How do you identify the conic section represented by (y-4)^2= 8(x-1) and what are the critical points?

Apr 25, 2018

It is a horizontal parabola and does not have any critical point.

Explanation:

A conic section of the form ${\left(y - k\right)}^{2} = a \left(x - h\right)$ represents a horizontal parabola, whose vertex is $\left(h , k\right)$ and axis of symmetry is $y - k = 0$ or $y = k$

Hence for ${\left(y - 4\right)}^{2} = 8 \left(x - 1\right)$, vertex is $\left(1 , 4\right)$ and axis of symmetry is $y = 4$.

Critical points are those points at which $\frac{\mathrm{dy}}{\mathrm{dx}} = 0$

As ${\left(y - 4\right)}^{2} = 8 \left(x - 1\right)$, implicit differentiation gives

$2 \left(y - 4\right) \frac{\mathrm{dy}}{\mathrm{dx}} = 8$ or $\frac{\mathrm{dy}}{\mathrm{dx}} = \frac{4}{y - 4} = \frac{4}{\sqrt{8 \left(x - 1\right)}}$

As such, $\frac{\mathrm{dy}}{\mathrm{dx}}$ is never $0$ and we do not have a critical point.
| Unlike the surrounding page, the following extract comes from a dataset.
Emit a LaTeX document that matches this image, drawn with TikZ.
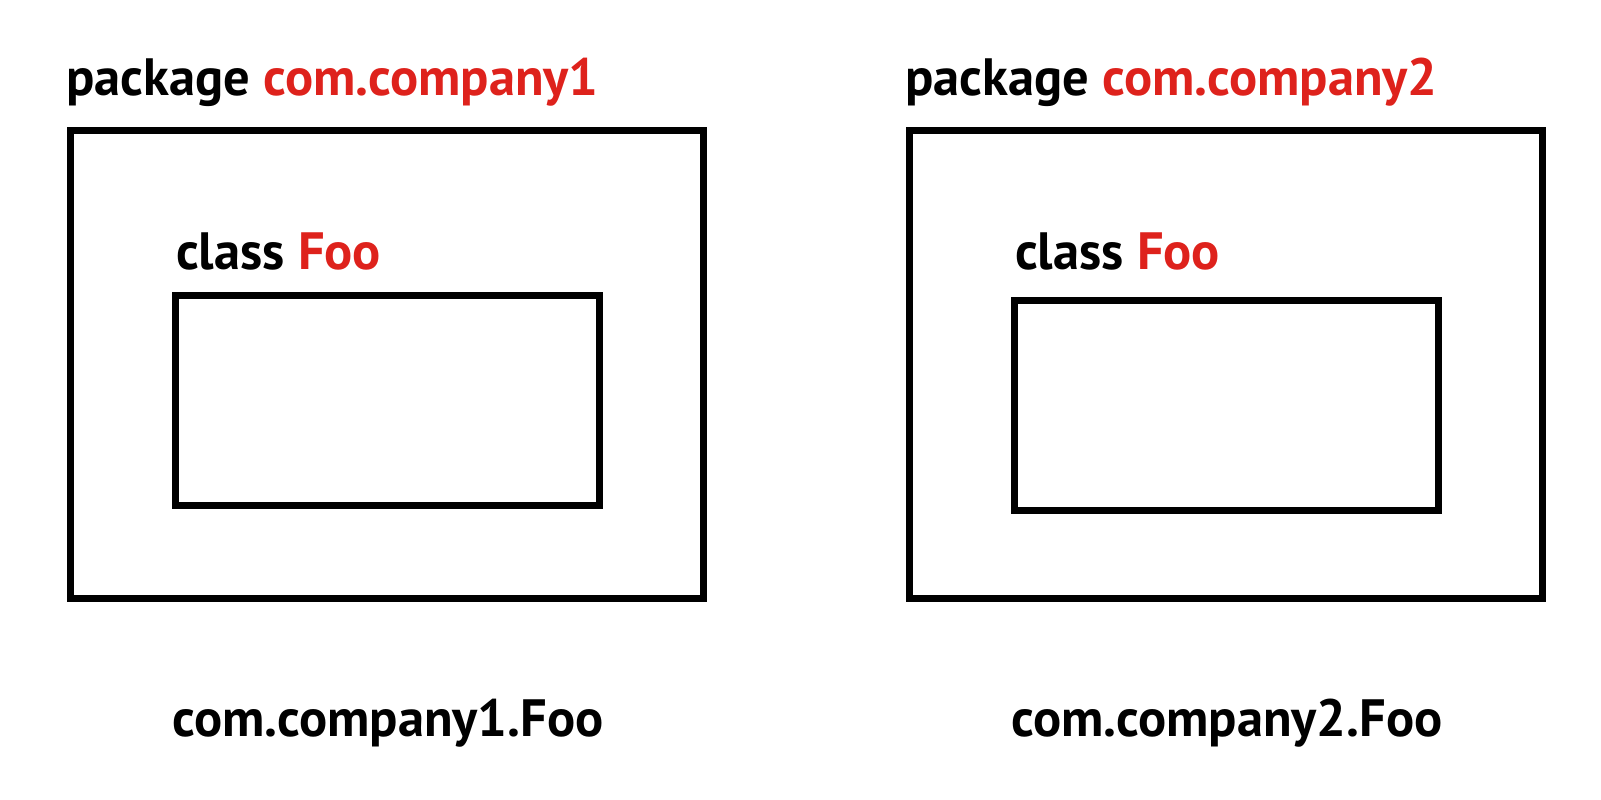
\documentclass[tikz,border=0pt]{standalone}
\usepackage{fontspec}
\setmainfont{PT Sans}
\usepackage{xcolor}
\definecolor{pkgred}{RGB}{222,34,28}
\tikzset{
    pkgbox/.style={
        draw=black,
        line width=7pt,
        rectangle,
        minimum width=633pt,
        minimum height=468pt,
        inner sep=0pt,
        outer sep=0pt,
        anchor=north west
    },
    clsbox/.style={
        draw=black,
        line width=7pt,
        rectangle,
        minimum width=424pt,
        minimum height=210pt,
        inner sep=0pt,
        outer sep=0pt,
        anchor=north west
    },
    boxlabel/.style={
        font=\fontsize{52.5}{60}\selectfont\bfseries,
        inner sep=0pt,
        anchor=base west
    }
}

\begin{document}
\begin{tikzpicture}[x=1pt,y=1pt]

\useasboundingbox (0,0) rectangle (1601,800);

% ---------------------------------------------------------
% Two packages, each holding a class Foo
% ---------------------------------------------------------
\foreach \pkg/\dx/\dy [count=\i] in {company1/0/0, company2/839/5}
{
    % Package box
    \node[pkgbox] (pkg\i) at (70+\dx,669) {};
    \node[boxlabel] (pkglabel\i) at (66+\dx,704)
        {package \textcolor{pkgred}{com.\pkg}};

    % Class box
    \node[clsbox] (cls\i) at (175+\dx,504-\dy) {};
    \node[boxlabel] (clslabel\i) at (176+\dx,530)
        {class \textcolor{pkgred}{Foo}};

    % Fully qualified name
    \node[boxlabel] (fqn\i) at (172+\dx,63) {com.\pkg.Foo};
}

\end{tikzpicture}
\end{document}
For a vertical parabola, it is ${\left(x - h\right)}^{2} = a \left(y - k\right)$, whose vertex is $\left(h , k\right)$ and axis of symmetry is $x = h$. in this case we will have a critical point at $\left(h , k\right)$.

graph{(y-4)^2=8(x-1) [-8.09, 11.91, -1.28, 8.72]}